How to Choose Authentic Folk Dance Music: A Practical Guide for Dancers and Choreographers

What makes a Bulgarian pravo horo feel inevitable rather than merely choreographed? Almost always, it is the music's asymmetrical meter—7/16 or 9/8 time—that pulls the body into motion before the mind decides to move. The feet land in short-short-long patterns that no amount of counting can fully capture. You simply feel where the weight shifts.

This is the hidden architecture of folk dance music. Beneath the surface of melody and rhythm lies a precise, generations-old dialogue between sound and movement. Get the music wrong, and even skilled dancers look mechanical. Get it right, and the dance seems to generate itself.

Why the Soundtrack Matters More Than You Think

In folk dance, music is not accompaniment. It is instruction, context, and emotional engine simultaneously. A Romanian hora played too slowly becomes a wistful listening piece; speed it up, and it transforms into a communal celebration that can last for hours. The same melody, three different tempi, three entirely different social functions.

The relationship runs deeper than tempo. In many traditions, specific melodic phrases cue specific steps. Macedonian oro dancers recognize zurla motifs that signal figure changes. Flamenco dancers listen for guitar falsetas that mark transitions between escobilla footwork and lyrical brazeo. The music does not merely match the dance—it directs it.

This matters because poor soundtrack choices do not just bore audiences. They misrepresent living traditions. A synthetic dhol loop from a stock music library carries none of the breath, variation, or regional identity of a Punjab drummer. The result looks like Bhangra without actually being Bhangra.

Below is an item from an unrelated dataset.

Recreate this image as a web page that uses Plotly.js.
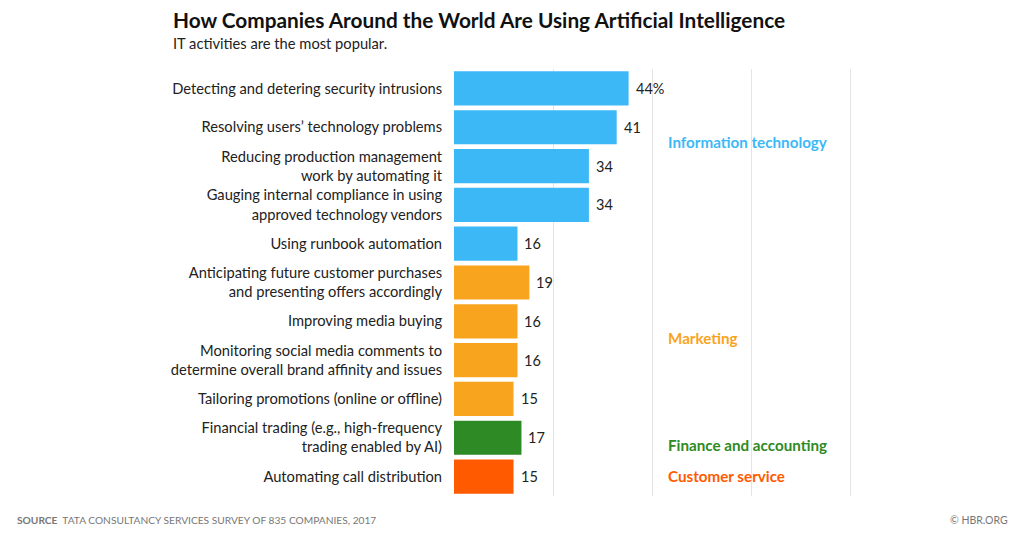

Three Traditions, Three Musical Architectures

Balkan Folk Dances: Asymmetry as Engine

Balkan dance music terrifies Western musicians trained in 4/4 time. Dances like the Bulgarian rachenitsa move in 7/16 meter (quick-quick-slow). The Macedonian lesnoto stretches into 7/8 (slow-quick-quick). These irregular groupings are not mathematical curiosities—they create the dance's characteristic lilt, the sense of suspended motion before the next step.

The instrumentation matters as much as the meter. The gaida (bagpipe) provides a droning foundation that frees melody lines to wander in unexpected directions. The kaval (end-blown flute) carries ornamented lines that dancers mirror with torso movements. For outdoor village celebrations, nothing cuts through ambient noise like the zurla, a double-reed instrument whose piercing, almost aggressive tone demands physical response.

What to listen for in a recording: Clean asymmetrical meter without Western "smoothing." Field recordings from labels like Smithsonian Folkways or Balkanton often preserve this raw edge. Be suspicious of studio productions that add drum kits or normalize the rhythms into comfortable pop time.

Flamenco: The Tyranny of Compás

Spanish Flamenco offers perhaps the most rigorous example of music-dance interdependence. Each palo (form) operates within its own compás—a rhythmic cycle that governs everything from guitar phrasing to footwork patterns.

Consider the difference between soleá and bulerías. Both use 12-beat compás, but soleá is slow, weighty, and tragic, with accents on beats 3, 6, 8, 10, and 12. Bulerías takes the same cycle and accelerates it into joyful, almost reckless velocity. A dancer trained in soleá who hears a guitarist launch into a bulerías falseta faces instant disorientation. The cycles look similar on paper. In the body, they are entirely different worlds.

The percussion extends beyond instruments. Palmas (hand clapping) subdivide compás into complex patterns. The zapateado (footwork) adds another percussive layer. A well-crafted Flamenco soundtrack must balance these elements so that no single layer overwhelms the others.

What to listen for in a recording: Guitarists like Paco de Lucía or Vicente Amigo provide canonical falsetas, but for dance-specific material, seek recordings by accompanists like Manuel Morao or Pedro Sierra, who built careers following dancers rather than leading solo concerts.

Bhangra: Where Tradition Meets Amplification

Punjabi Bhangra presents the article's central tension in concentrated form. The form originated as harvest celebration, with the dhol drum driving group movements that reaped, sowed, and celebrated agricultural cycles. The tumbi (single-stringed lute) added melodic commentary. This acoustic core remains the tradition's heartbeat.